→ **GIVEN DATA**:
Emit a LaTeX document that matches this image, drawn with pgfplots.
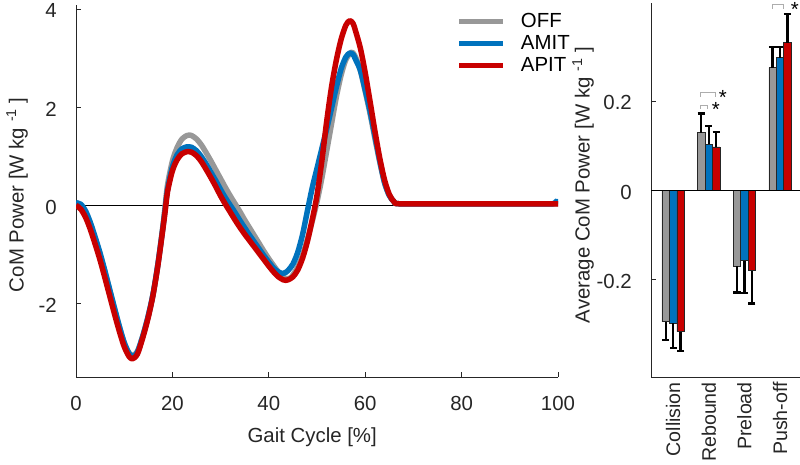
\documentclass[border=0pt]{standalone}
\usepackage{fontspec}
\setmainfont{Liberation Sans}
\usepackage{pgfplots}
\pgfplotsset{compat=1.18}
\definecolor{cOff}{RGB}{152,152,152}
\definecolor{cAmit}{RGB}{0,114,189}
\definecolor{cApit}{RGB}{200,0,0}
\definecolor{axgray}{RGB}{38,38,38}

\pgfplotsset{
  myerr/.style={error bars/.cd, y dir=#1, y explicit,
    error bar style={line width=2.2pt, black, solid},
    error mark options={rotate=90, line width=2.2pt, mark size=3.6pt, black, solid}},
}

\pgfplotstableread{
x y
0 0.02
1 -0.02
2 -0.15
3 -0.38
4 -0.68
5 -1.00
6 -1.36
7 -1.74
8 -2.12
9 -2.48
10 -2.80
11 -3.01
11.8 -3.06
12.5 -3.01
13 -2.92
14 -2.62
15 -2.26
16 -1.82
17 -1.20
18 -0.45
18.5 -0.02
19 0.42
20 0.90
21 1.18
22 1.35
23 1.42
23.5 1.43
24 1.42
25 1.35
26 1.23
27 1.07
28 0.90
29 0.72
30 0.54
31 0.36
32 0.19
33 0.03
34 -0.13
35 -0.30
36 -0.46
37 -0.62
38 -0.78
39 -0.94
40 -1.09
41 -1.23
42 -1.36
43 -1.46
43.8 -1.50
44.5 -1.48
45 -1.42
46 -1.26
47 -1.02
48 -0.70
49 -0.33
50 0.07
51 0.55
52 1.10
53 1.65
54 2.20
55 2.65
56 2.97
57 3.11
57.3 3.12
58 3.02
59 2.74
60 2.32
61 1.87
62 1.37
63 0.89
64 0.46
65 0.20
66 0.07
67 0.03
75 0.03
85 0.03
95 0.03
100 0.03
}\offdata

\pgfplotstableread{
x y
0 0.05
1 0.02
2 -0.12
3 -0.36
4 -0.66
5 -0.98
6 -1.34
7 -1.72
8 -2.10
9 -2.47
10 -2.80
11 -3.02
11.8 -3.08
12.5 -3.03
13 -2.93
14 -2.62
15 -2.25
16 -1.80
17 -1.20
18 -0.48
18.5 -0.08
19 0.32
20 0.78
21 1.03
22 1.15
23 1.19
23.5 1.19
24 1.18
25 1.11
26 0.99
27 0.84
28 0.67
29 0.50
30 0.32
31 0.15
32 0.00
33 -0.15
34 -0.31
35 -0.46
36 -0.61
37 -0.75
38 -0.89
39 -1.03
40 -1.16
41 -1.28
42 -1.36
42.7 -1.39
43.5 -1.37
44 -1.33
45 -1.20
46 -0.96
47 -0.60
48 -0.12
49 0.35
50 0.75
51 1.15
52 1.55
53 1.97
54 2.40
55 2.78
56 3.02
56.8 3.10
57.5 3.07
58 2.97
59 2.75
60 2.35
61 1.92
62 1.42
63 0.92
64 0.47
65 0.20
66 0.07
67 0.03
75 0.03
85 0.03
95 0.03
99 0.03
99.6 0.08
100 0.05
}\amitdata

\pgfplotstableread{
x y
0 0.00
1 -0.08
2 -0.25
3 -0.50
4 -0.80
5 -1.12
6 -1.48
7 -1.85
8 -2.22
9 -2.57
10 -2.88
11 -3.08
11.7 -3.13
12.5 -3.07
13 -2.97
14 -2.65
15 -2.28
16 -1.82
17 -1.22
18 -0.50
18.5 -0.12
19 0.28
20 0.70
21 0.93
22 1.05
23 1.09
23.5 1.09
24 1.08
25 1.01
26 0.89
27 0.73
28 0.56
29 0.38
30 0.19
31 0.02
32 -0.14
33 -0.30
34 -0.45
35 -0.59
36 -0.72
37 -0.85
38 -0.98
39 -1.11
40 -1.24
41 -1.36
42 -1.46
43 -1.52
43.5 -1.53
44 -1.52
45 -1.46
46 -1.32
47 -1.08
48 -0.74
49 -0.30
50 0.20
51 0.90
52 1.70
53 2.40
54 2.95
55 3.38
56 3.67
56.8 3.76
57.5 3.70
58 3.55
59 3.20
60 2.70
61 2.12
62 1.52
63 0.97
64 0.52
65 0.22
66 0.07
67 0.03
75 0.03
85 0.03
95 0.03
100 0.03
}\apitdata

\begin{document}
\fontsize{20.4}{24.5}\selectfont
\begin{tikzpicture}
\path[use as bounding box] (0,0) rectangle (800pt,464pt);
\begin{axis}[
  at={(76pt,87pt)}, anchor=south west,
  scale only axis, width=482pt, height=372pt,
  xmin=0, xmax=100, ymin=-3.5, ymax=4.08,
  axis x line=bottom, axis y line=left,
  axis line style={-, line width=0.8pt, color=axgray},
  tick align=inside, major tick length=5pt,
  tick style={line width=0.8pt, color=axgray},
  xtick={0,20,40,60,80,100}, xticklabels={0,20,40,60,80,100},
  ytick={-2,0,2,4}, yticklabels={-2,0,2,4},
  xticklabel style={anchor=center, yshift=-26pt, text=axgray},
  yticklabel style={anchor=east, inner sep=0pt, xshift=-19pt, yshift=-2pt, text=axgray},
  xlabel={Gait Cycle [\%]},
  ylabel={CoM Power [W kg \textsuperscript{-1} ]},
  xlabel style={at={(rel axis cs:0.49,-0.161)}, anchor=center, text=axgray},
  ylabel style={at={(rel axis cs:-0.1224,0.49)}, anchor=center, text=axgray},
  legend style={at={(rel axis cs:0.790,0.979)}, anchor=north west, draw=none, fill=none,
    inner sep=0pt, row sep=5pt, column sep=15pt, nodes={inner sep=0pt, text=black}},
  legend cell align=left,
  legend image code/.code={\draw[#1, line width=5pt] (0pt,0pt) -- (44pt,0pt);},
]
\addplot[black, line width=0.9pt, forget plot] coordinates {(0,0) (100,0)};
\addplot[cOff, line width=5.5pt, smooth, line join=round] table[x=x,y=y] {\offdata};
\addplot[cAmit, line width=5.5pt, smooth, line join=round] table[x=x,y=y] {\amitdata};
\addplot[cApit, line width=5.5pt, smooth, line join=round] table[x=x,y=y] {\apitdata};
\legend{OFF,AMIT,APIT}
\end{axis}

\begin{axis}[
  at={(651pt,87pt)}, anchor=south west,
  scale only axis, width=149pt, height=374pt,
  xmin=0.38, xmax=4.56, ymin=-0.42, ymax=0.42,
  axis x line=bottom, axis y line=left,
  axis line style={-, line width=0.8pt, color=axgray},
  clip=false,
  tick align=inside, major tick length=5pt,
  tick style={line width=0.8pt, color=axgray},
  xtick={1,2,3,4}, xticklabels={Collision,Rebound,Preload,Push-off},
  xtick style={draw=none},
  xticklabel style={rotate=90, anchor=east, inner sep=5pt, text=axgray, font=\fontsize{19.6}{23}\selectfont},
  ytick={-0.2,0,0.2}, yticklabels={-0.2,0,0.2},
  yticklabel style={anchor=east, inner sep=0pt, xshift=-19pt, yshift=-2pt, text=axgray},
  ylabel={Average CoM Power [W kg \textsuperscript{-1} ]},
  ylabel style={at={(rel axis cs:-0.456,0.513)}, anchor=center, text=axgray},
  every axis plot/.append style={ybar, bar width=0.21, bar shift=0pt, draw=black!85, line width=0.6pt},
]
% OFF
\addplot[fill=cOff, myerr=minus]
  coordinates {(0.79,-0.296) +- (0,0.040) (2.79,-0.171) +- (0,0.059)};
\addplot[fill=cOff, myerr=plus]
  coordinates {(1.79,0.129) +- (0,0.043) (3.79,0.275) +- (0,0.046)};
% AMIT
\addplot[fill=cAmit, myerr=minus]
  coordinates {(1.00,-0.299) +- (0,0.055) (3.00,-0.159) +- (0,0.073)};
\addplot[fill=cAmit, myerr=plus]
  coordinates {(2.00,0.103) +- (0,0.040) (4.00,0.297) +- (0,0.025)};
% APIT
\addplot[fill=cApit, myerr=minus]
  coordinates {(1.21,-0.318) +- (0,0.043) (3.21,-0.181) +- (0,0.074)};
\addplot[fill=cApit, myerr=plus]
  coordinates {(2.21,0.097) +- (0,0.034) (4.21,0.331) +- (0,0.064)};
% baseline
\addplot[sharp plot, draw=black, line width=0.8pt, forget plot] coordinates {(0.38,0) (4.56,0)};
% significance
\draw[black!32, line width=0.9pt] (axis cs:1.753,0.209) -- (axis cs:1.753,0.218) -- (axis cs:2.2,0.218) -- (axis cs:2.2,0.209);
\draw[black!32, line width=0.9pt] (axis cs:1.753,0.182) -- (axis cs:1.753,0.191) -- (axis cs:1.977,0.191) -- (axis cs:1.977,0.182);
\draw[black!32, line width=0.9pt] (axis cs:3.79,0.407) -- (axis cs:3.79,0.416) -- (axis cs:4.10,0.416) -- (axis cs:4.10,0.407);
\node[inner sep=0pt, text=black] at (axis cs:2.397,0.208) {*};
\node[inner sep=0pt, text=black] at (axis cs:2.20,0.181) {*};
\node[inner sep=0pt, text=black] at (axis cs:4.413,0.406) {*};
\end{axis}
\end{tikzpicture}
\end{document}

→ **WHAT YOU SHOULD DO**:
Your answer should be a single number: how many lines of the material contain the word "image".

→ **RESPONSE TO THE TASK**:
2